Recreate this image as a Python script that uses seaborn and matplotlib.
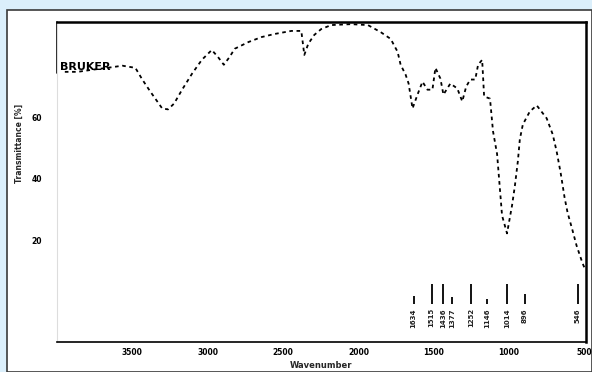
import matplotlib
matplotlib.use("Agg")
import matplotlib.pyplot as plt
import seaborn as sns
import pandas as pd
from matplotlib.patches import Rectangle

# ---- data ----
wavenumber = [3948, 3863, 3764, 3665, 3566, 3480, 3434, 3381, 3335, 3302, 3263, 3223,
              3170, 3104, 3039, 2973, 2933, 2893, 2854, 2821, 2729, 2643, 2557, 2445,
              2379, 2359, 2333, 2293, 2247, 2181, 2050, 1937, 1852, 1786, 1740, 1720,
              1687, 1667, 1641, 1608, 1575, 1542, 1509, 1489, 1456, 1436, 1390, 1344,
              1311, 1285, 1258, 1225, 1206, 1179, 1166, 1127, 1107, 1080, 1047, 1014,
              981, 962, 942, 929, 909, 863, 817, 751, 711, 685, 658, 632, 612, 579,
              553, 513, 493]
transmittance = [74.8, 74.8, 75.5, 76.1, 76.8, 76.1, 72.3, 68.4, 65.2, 62.9, 62.6, 64.5,
                 69.0, 74.2, 78.7, 81.9, 79.7, 77.1, 79.7, 82.3, 84.5, 86.1, 87.1, 88.1,
                 88.1, 80.3, 83.9, 86.8, 88.7, 90.0, 90.3, 90.0, 87.7, 85.5, 81.3, 77.1,
                 73.9, 71.0, 62.9, 67.4, 71.6, 69.0, 69.0, 76.1, 72.6, 67.4, 71.0, 69.4,
                 65.2, 70.0, 72.3, 72.3, 77.1, 78.7, 66.8, 66.1, 55.5, 48.1, 28.1, 22.3,
                 31.3, 37.7, 45.8, 52.9, 57.7, 61.9, 63.9, 59.7, 54.5, 49.0, 41.9, 33.9,
                 29.0, 23.2, 18.4, 12.6, 10.3]

peak_positions = [1634, 1515, 1436, 1377, 1252, 1146, 1014, 896, 546]
peak_labels = ["1634", "1515", "1436", "1377", "1252", "1146", "1014", "896", "546"]
peak_line_top = [2.0, 6.0, 6.0, 1.5, 6.0, 1.0, 6.0, 2.5, 6.0]

x_ticks = [3500, 3000, 2500, 2000, 1500, 1000, 500]
x_tick_labels = ["3500", "3000", "2500", "2000", "1500", "1000", "500"]
y_ticks = [20, 40, 60]
y_tick_labels = ["20", "40", "60"]

df = pd.DataFrame({"Wavenumber": wavenumber, "Transmittance": transmittance})

sns.set_style("white")
plt.rcParams["font.family"] = ["DejaVu Sans"]

W, H = 592, 372
fig = plt.figure(figsize=(W / 100, H / 100), dpi=100, facecolor="#dbeffb")
fig.patches.append(Rectangle((7 / W, 0), 1 - 7 / W, 1 - 10 / H, transform=fig.transFigure,
                             facecolor="white", edgecolor="#3a3a3a", linewidth=1.2,
                             zorder=-10))

ax = fig.add_axes([57 / W, 1 - 342 / H, (586 - 57) / W, 320 / H])
ax.set_zorder(5)
ax.set_facecolor("none")

sns.lineplot(data=df, x="Wavenumber", y="Transmittance", sort=False, estimator=None,
             ax=ax, color="black", linewidth=1.3, linestyle=(0, (2, 2)))

ax.set_xlim(4000, 490)
ax.set_ylim(-13, 91)

# peak markers and labels
for wn, lab, top in zip(peak_positions, peak_labels, peak_line_top):
    ax.vlines(wn, -0.5, top, color="black", linewidth=1.3)
    ax.text(wn, -2, lab, rotation=90, ha="center", va="top", fontsize=5,
            fontweight="bold", color="#222222")

ax.set_xticks(x_ticks)
ax.set_xticklabels(x_tick_labels, fontsize=5.5, fontweight="bold")
ax.set_yticks(y_ticks)
ax.set_yticklabels(y_tick_labels, fontsize=5.5, fontweight="bold")
ax.tick_params(axis="x", direction="in", length=3, width=1, pad=4, colors="black")
ax.tick_params(axis="y", direction="out", length=3, width=1, pad=8, colors="black")

ax.set_xlabel("Wavenumber", fontsize=6, fontweight="bold", labelpad=3)
ax.set_ylabel("Transmittance [%]", fontsize=5.5, fontweight="bold")
ax.yaxis.set_label_coords(-0.062, 0.62)

for side in ["top", "right", "bottom"]:
    ax.spines[side].set_visible(True)
    ax.spines[side].set_color("black")
ax.spines["top"].set_linewidth(1.8)
ax.spines["right"].set_linewidth(1.8)
ax.spines["bottom"].set_linewidth(1.2)
ax.spines["left"].set_color("#dddddd")
ax.spines["left"].set_linewidth(0.8)

# logo box in the top-left corner
ax.text(0.005, 0.86, "BRUKER", transform=ax.transAxes, fontsize=8, fontweight="bold",
        ha="left", va="center", color="black")
ax.plot([0.0, 0.0], [0.84, 1.0], transform=ax.transAxes, color="black", lw=1.2,
        clip_on=False)

fig.savefig("out.png", dpi=100, facecolor=fig.get_facecolor())
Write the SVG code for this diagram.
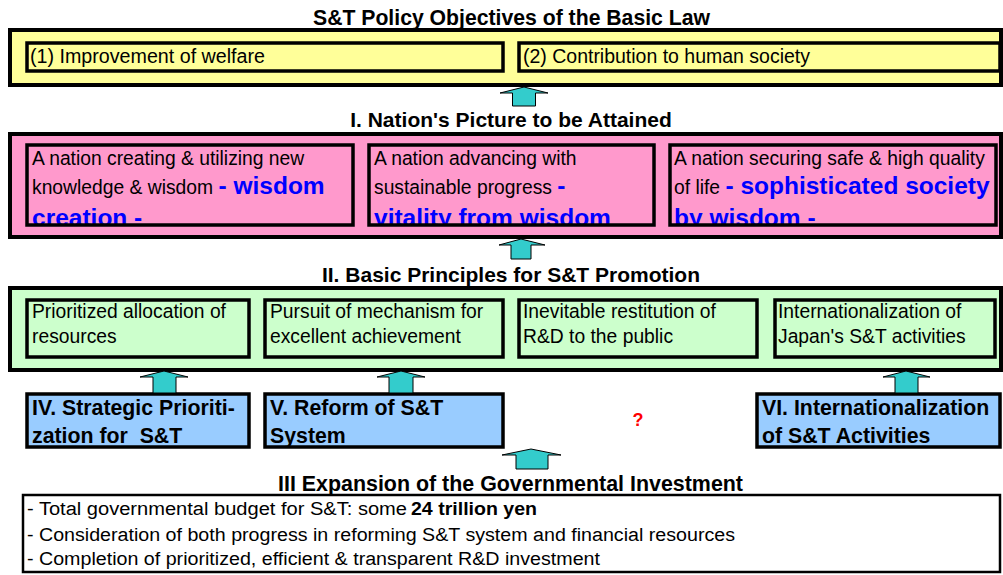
________________________________________
*Aim of the task*
Please write out all the data again word for word, but not the pictures.

*Solution for this task*
Recreate this image as a Python script that uses seaborn and matplotlib.
import matplotlib
matplotlib.use("Agg")
import matplotlib.pyplot as plt
import seaborn as sns
import pandas as pd
from matplotlib.patches import Rectangle

# ---- data ----
wavenumber = [3948, 3863, 3764, 3665, 3566, 3480, 3434, 3381, 3335, 3302, 3263, 3223,
              3170, 3104, 3039, 2973, 2933, 2893, 2854, 2821, 2729, 2643, 2557, 2445,
              2379, 2359, 2333, 2293, 2247, 2181, 2050, 1937, 1852, 1786, 1740, 1720,
              1687, 1667, 1641, 1608, 1575, 1542, 1509, 1489, 1456, 1436, 1390, 1344,
              1311, 1285, 1258, 1225, 1206, 1179, 1166, 1127, 1107, 1080, 1047, 1014,
              981, 962, 942, 929, 909, 863, 817, 751, 711, 685, 658, 632, 612, 579,
              553, 513, 493]
transmittance = [74.8, 74.8, 75.5, 76.1, 76.8, 76.1, 72.3, 68.4, 65.2, 62.9, 62.6, 64.5,
                 69.0, 74.2, 78.7, 81.9, 79.7, 77.1, 79.7, 82.3, 84.5, 86.1, 87.1, 88.1,
                 88.1, 80.3, 83.9, 86.8, 88.7, 90.0, 90.3, 90.0, 87.7, 85.5, 81.3, 77.1,
                 73.9, 71.0, 62.9, 67.4, 71.6, 69.0, 69.0, 76.1, 72.6, 67.4, 71.0, 69.4,
                 65.2, 70.0, 72.3, 72.3, 77.1, 78.7, 66.8, 66.1, 55.5, 48.1, 28.1, 22.3,
                 31.3, 37.7, 45.8, 52.9, 57.7, 61.9, 63.9, 59.7, 54.5, 49.0, 41.9, 33.9,
                 29.0, 23.2, 18.4, 12.6, 10.3]

peak_positions = [1634, 1515, 1436, 1377, 1252, 1146, 1014, 896, 546]
peak_labels = ["1634", "1515", "1436", "1377", "1252", "1146", "1014", "896", "546"]
peak_line_top = [2.0, 6.0, 6.0, 1.5, 6.0, 1.0, 6.0, 2.5, 6.0]

x_ticks = [3500, 3000, 2500, 2000, 1500, 1000, 500]
x_tick_labels = ["3500", "3000", "2500", "2000", "1500", "1000", "500"]
y_ticks = [20, 40, 60]
y_tick_labels = ["20", "40", "60"]

df = pd.DataFrame({"Wavenumber": wavenumber, "Transmittance": transmittance})

sns.set_style("white")
plt.rcParams["font.family"] = ["DejaVu Sans"]

W, H = 592, 372
fig = plt.figure(figsize=(W / 100, H / 100), dpi=100, facecolor="#dbeffb")
fig.patches.append(Rectangle((7 / W, 0), 1 - 7 / W, 1 - 10 / H, transform=fig.transFigure,
                             facecolor="white", edgecolor="#3a3a3a", linewidth=1.2,
                             zorder=-10))

ax = fig.add_axes([57 / W, 1 - 342 / H, (586 - 57) / W, 320 / H])
ax.set_zorder(5)
ax.set_facecolor("none")

sns.lineplot(data=df, x="Wavenumber", y="Transmittance", sort=False, estimator=None,
             ax=ax, color="black", linewidth=1.3, linestyle=(0, (2, 2)))

ax.set_xlim(4000, 490)
ax.set_ylim(-13, 91)

# peak markers and labels
for wn, lab, top in zip(peak_positions, peak_labels, peak_line_top):
    ax.vlines(wn, -0.5, top, color="black", linewidth=1.3)
    ax.text(wn, -2, lab, rotation=90, ha="center", va="top", fontsize=5,
            fontweight="bold", color="#222222")

ax.set_xticks(x_ticks)
ax.set_xticklabels(x_tick_labels, fontsize=5.5, fontweight="bold")
ax.set_yticks(y_ticks)
ax.set_yticklabels(y_tick_labels, fontsize=5.5, fontweight="bold")
ax.tick_params(axis="x", direction="in", length=3, width=1, pad=4, colors="black")
ax.tick_params(axis="y", direction="out", length=3, width=1, pad=8, colors="black")

ax.set_xlabel("Wavenumber", fontsize=6, fontweight="bold", labelpad=3)
ax.set_ylabel("Transmittance [%]", fontsize=5.5, fontweight="bold")
ax.yaxis.set_label_coords(-0.062, 0.62)

for side in ["top", "right", "bottom"]:
    ax.spines[side].set_visible(True)
    ax.spines[side].set_color("black")
ax.spines["top"].set_linewidth(1.8)
ax.spines["right"].set_linewidth(1.8)
ax.spines["bottom"].set_linewidth(1.2)
ax.spines["left"].set_color("#dddddd")
ax.spines["left"].set_linewidth(0.8)

# logo box in the top-left corner
ax.text(0.005, 0.86, "BRUKER", transform=ax.transAxes, fontsize=8, fontweight="bold",
        ha="left", va="center", color="black")
ax.plot([0.0, 0.0], [0.84, 1.0], transform=ax.transAxes, color="black", lw=1.2,
        clip_on=False)

fig.savefig("out.png", dpi=100, facecolor=fig.get_facecolor())
Write the SVG code for this diagram.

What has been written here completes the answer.